Ask yourself: Is it fair to be pouring all of that energy into a person who isn’t putting the same amount of effort into you?
1. It’s not fair to you. Especially when you could be using that energy to find new friends, the kind of people that mesh with who you are now.
2. In some situations, it’s better to cherish the memory of a loved one as they were rather than force a friendship and breed resentment.
If you’re like me when it comes to friendships–and I think you are–you’ll do anything to make a friend happy. You want to figure out how to save the friendship and it is noble that you’re even willing to consider forgiving her for ditching you without a call. But the only thing that you can be sure of is that your friendship with Grace in its current form is not benefiting either one of you in the way that a friendship should be.
You deserve better.
Right now you’re paying a high price to remain friends with her and you’re paying in pain. You’ll have to judge for yourself at what point the cost of struggling to maintain that friendship is higher than the value she is giving you.
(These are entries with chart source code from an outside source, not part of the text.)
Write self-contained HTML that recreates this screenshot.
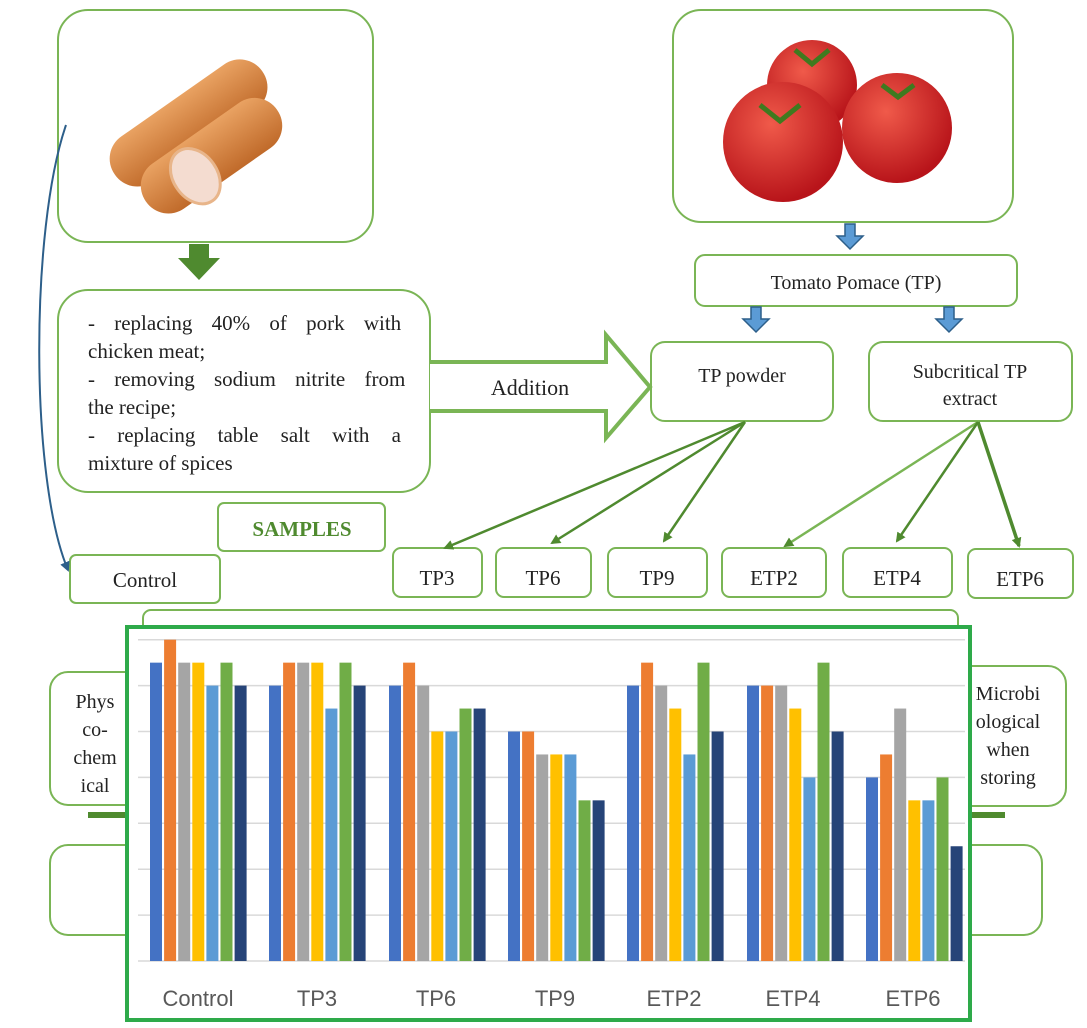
<!DOCTYPE html>
<html><head><meta charset="utf-8"><style>
body{margin:0;background:#fff;width:1087px;height:1028px;overflow:hidden}
svg{display:block}
text{font-family:"Liberation Serif",serif;fill:#222}
</style></head><body>
<svg id="s" width="1087" height="1028" viewBox="0 0 1087 1028" xmlns="http://www.w3.org/2000/svg">
<defs>
<marker id="ah" markerWidth="10" markerHeight="10" refX="8" refY="5" orient="auto" markerUnits="userSpaceOnUse"><path d="M0,0 L10,5 L0,10 Z" fill="#4f8a2f"/></marker>
<marker id="bh" markerWidth="10" markerHeight="10" refX="8" refY="5" orient="auto" markerUnits="userSpaceOnUse"><path d="M0,0 L10,5 L0,10 Z" fill="#2d5f8a"/></marker>
<radialGradient id="tom" cx="40%" cy="35%" r="65%"><stop offset="0" stop-color="#f05a4a"/><stop offset="1" stop-color="#b8141a"/></radialGradient>
<linearGradient id="sau" x1="0" y1="0" x2="0" y2="1"><stop offset="0" stop-color="#e9a262"/><stop offset="1" stop-color="#c06a2a"/></linearGradient>
</defs>
<g fill="none" stroke="#7ab555" stroke-width="2">
<rect x="58" y="10" width="315" height="232" rx="30" fill="#fff"/>
<rect x="673" y="10" width="340" height="212" rx="28" fill="#fff"/>
<rect x="695" y="255" width="322" height="51" rx="10" fill="#fff"/>
<rect x="58" y="290" width="372" height="202" rx="30" fill="#fff"/>
<rect x="651" y="342" width="182" height="79" rx="14" fill="#fff"/>
<rect x="869" y="342" width="203" height="79" rx="14" fill="#fff"/>
<rect x="218" y="503" width="167" height="48" rx="6" fill="#fff"/>
<rect x="70" y="555" width="150" height="48" rx="6" fill="#fff"/>
<rect x="393" y="548" width="89" height="49" rx="8" fill="#fff"/>
<rect x="496" y="548" width="95" height="49" rx="8" fill="#fff"/>
<rect x="608" y="548" width="99" height="49" rx="8" fill="#fff"/>
<rect x="722" y="548" width="104" height="49" rx="8" fill="#fff"/>
<rect x="843" y="548" width="109" height="49" rx="8" fill="#fff"/>
<rect x="968" y="549" width="105" height="49" rx="8" fill="#fff"/>
<rect x="143" y="610" width="815" height="30" rx="8" fill="#fff"/>
<rect x="50" y="672" width="100" height="133" rx="18" fill="#fff"/>
<rect x="940" y="666" width="126" height="140" rx="18" fill="#fff"/>
<rect x="50" y="845" width="100" height="90" rx="18" fill="#fff"/>
<rect x="940" y="845" width="102" height="90" rx="18" fill="#fff"/>
</g>
<rect x="88" y="812" width="50" height="6" fill="#4f8a2f"/>
<rect x="960" y="812" width="45" height="6" fill="#4f8a2f"/>
<!-- sausage -->
<g transform="rotate(-35 190 125)">
<rect x="100" y="95" width="180" height="55" rx="27" fill="url(#sau)"/>
<rect x="110" y="135" width="160" height="55" rx="27" fill="url(#sau)"/>
<ellipse cx="165" cy="170" rx="22" ry="30" fill="#f4dcd0" stroke="#e8b58a" stroke-width="3"/>
</g>
<!-- tomatoes -->
<circle cx="812" cy="85" r="45" fill="url(#tom)"/>
<circle cx="897" cy="128" r="55" fill="url(#tom)"/>
<circle cx="783" cy="142" r="60" fill="url(#tom)"/>
<path d="M795,50 l17,14 l17,-14 M882,85 l16,12 l16,-12 M760,105 l20,16 l20,-16" stroke="#3f7a1f" stroke-width="5" fill="none"/>
<!-- blue arrows -->
<g fill="#5b9bd5" stroke="#2d5f8a" stroke-width="1.5">
<path d="M845,224 h10 v12 h8 l-13,13 l-13,-13 h8 z"/>
<path d="M751,307 h10 v12 h8 l-13,13 l-13,-13 h8 z"/>
<path d="M944,307 h10 v12 h8 l-13,13 l-13,-13 h8 z"/>
</g>
<!-- green down arrow -->
<path d="M189,244 h20 v14 h11 l-21,22 l-21,-22 h11 z" fill="#4f8a2f"/>
<!-- addition arrow -->
<path d="M430,362 H606 V335 L650,387 L606,438 V411 H430" fill="#fff" stroke="#7ab555" stroke-width="4"/>
<text x="530" y="395" font-size="22" text-anchor="middle">Addition</text>
<!-- blue curve -->
<path d="M66,125 C30,230 30,480 68,570" fill="none" stroke="#2d5f8a" stroke-width="2" marker-end="url(#bh)"/>
<!-- green connectors -->
<g stroke="#4f8a2f" stroke-width="2.5" fill="none" marker-end="url(#ah)">
<line x1="745" y1="422" x2="445" y2="548"/>
<line x1="745" y1="422" x2="552" y2="543"/>
<line x1="745" y1="422" x2="664" y2="541"/>
<line x1="978" y1="422" x2="785" y2="546" stroke="#7ab555"/>
<line x1="978" y1="422" x2="897" y2="541"/>
<line x1="978" y1="422" x2="1019" y2="546" stroke-width="3.5"/>
</g>
<!-- text -->
<text x="856" y="289" font-size="20" text-anchor="middle">Tomato Pomace (TP)</text>
<text x="742" y="382" font-size="20" text-anchor="middle">TP powder</text>
<text x="970" y="378" font-size="20" text-anchor="middle">Subcritical TP</text>
<text x="970" y="405" font-size="20" text-anchor="middle">extract</text>
<g font-size="21">
<text x="88" y="330" word-spacing="14">- replacing 40% of pork with</text>
<text x="88" y="358">chicken meat;</text>
<text x="88" y="386" word-spacing="14">- removing sodium nitrite from</text>
<text x="88" y="414">the recipe;</text>
<text x="88" y="442" word-spacing="17">- replacing table salt with a</text>
<text x="88" y="470">mixture of spices</text>
</g>
<text x="302" y="536" font-size="21" font-weight="bold" text-anchor="middle" style="fill:#4f8a2f">SAMPLES</text>
<g font-size="21" text-anchor="middle">
<text x="145" y="587">Control</text>
<text x="437" y="585">TP3</text>
<text x="543" y="585">TP6</text>
<text x="657" y="585">TP9</text>
<text x="774" y="585">ETP2</text>
<text x="897" y="585">ETP4</text>
<text x="1020" y="586">ETP6</text>
</g>
<g font-size="20" text-anchor="middle">
<text x="95" y="708">Phys</text><text x="95" y="736">co-</text><text x="95" y="764">chem</text><text x="95" y="792">ical</text>
<text x="1008" y="700">Microbi</text><text x="1008" y="728">ological</text><text x="1008" y="756">when</text><text x="1008" y="784">storing</text>
</g>
<!-- chart -->
<rect x="127" y="627" width="843" height="393" fill="#fff" stroke="#2eaa4a" stroke-width="4"/>
<g id="grid" stroke="#d9d9d9" stroke-width="1.5"></g>
<g id="bars"></g>
<g font-size="22" text-anchor="middle">
<text x="198" y="1006" style="fill:#595959;font-family:'Liberation Sans',sans-serif">Control</text>
<text x="317" y="1006" style="fill:#595959;font-family:'Liberation Sans',sans-serif">TP3</text>
<text x="436" y="1006" style="fill:#595959;font-family:'Liberation Sans',sans-serif">TP6</text>
<text x="555" y="1006" style="fill:#595959;font-family:'Liberation Sans',sans-serif">TP9</text>
<text x="674" y="1006" style="fill:#595959;font-family:'Liberation Sans',sans-serif">ETP2</text>
<text x="793" y="1006" style="fill:#595959;font-family:'Liberation Sans',sans-serif">ETP4</text>
<text x="913" y="1006" style="fill:#595959;font-family:'Liberation Sans',sans-serif">ETP6</text>
</g>
</svg>
<script>
var ns="http://www.w3.org/2000/svg";
var g=document.getElementById("grid"),b=document.getElementById("bars");
for(var i=0;i<=7;i++){var l=document.createElementNS(ns,"line");var y=961-i*45.9;l.setAttribute("x1",138);l.setAttribute("x2",965);l.setAttribute("y1",y);l.setAttribute("y2",y);g.appendChild(l);}
var cols=["#4472c4","#ed7d31","#a5a5a5","#ffc000","#5b9bd5","#70ad47","#264478"];
var d=[[6.5,7,6.5,6.5,6,6.5,6],[6,6.5,6.5,6.5,5.5,6.5,6],[6,6.5,6,5,5,5.5,5.5],[5,5,4.5,4.5,4.5,3.5,3.5],[6,6.5,6,5.5,4.5,6.5,5],[6,6,6,5.5,4,6.5,5],[4,4.5,5.5,3.5,3.5,4,2.5]];
var gx=[150,269,389,508,627,747,866];
for(var k=0;k<7;k++)for(var j=0;j<7;j++){var r=document.createElementNS(ns,"rect");var h=d[k][j]*45.9;r.setAttribute("x",gx[k]+j*14.1);r.setAttribute("y",961-h);r.setAttribute("width",12);r.setAttribute("height",h);r.setAttribute("fill",cols[j]);b.appendChild(r);}
</script>
</body></html>
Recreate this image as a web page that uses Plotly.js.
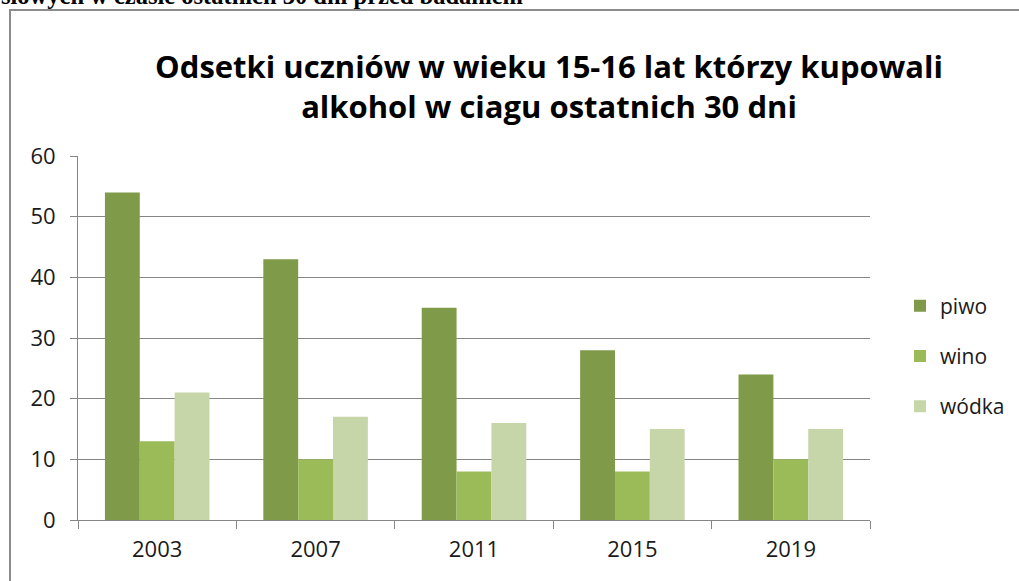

Friendships are worth fighting for, but you have to know at what point you have fought long and hard enough. It sounds to me like you’ve tried as hard as you can.
There are so many people in this world who can and will love you for the kind of person you are, rather than who you used to be. Walking away will hurt, even if it is only temporary. But I promise you, you’ll be so much happier pouring your life’s energy into someone who will not only appreciate the value of your friendship but reciprocate it in return.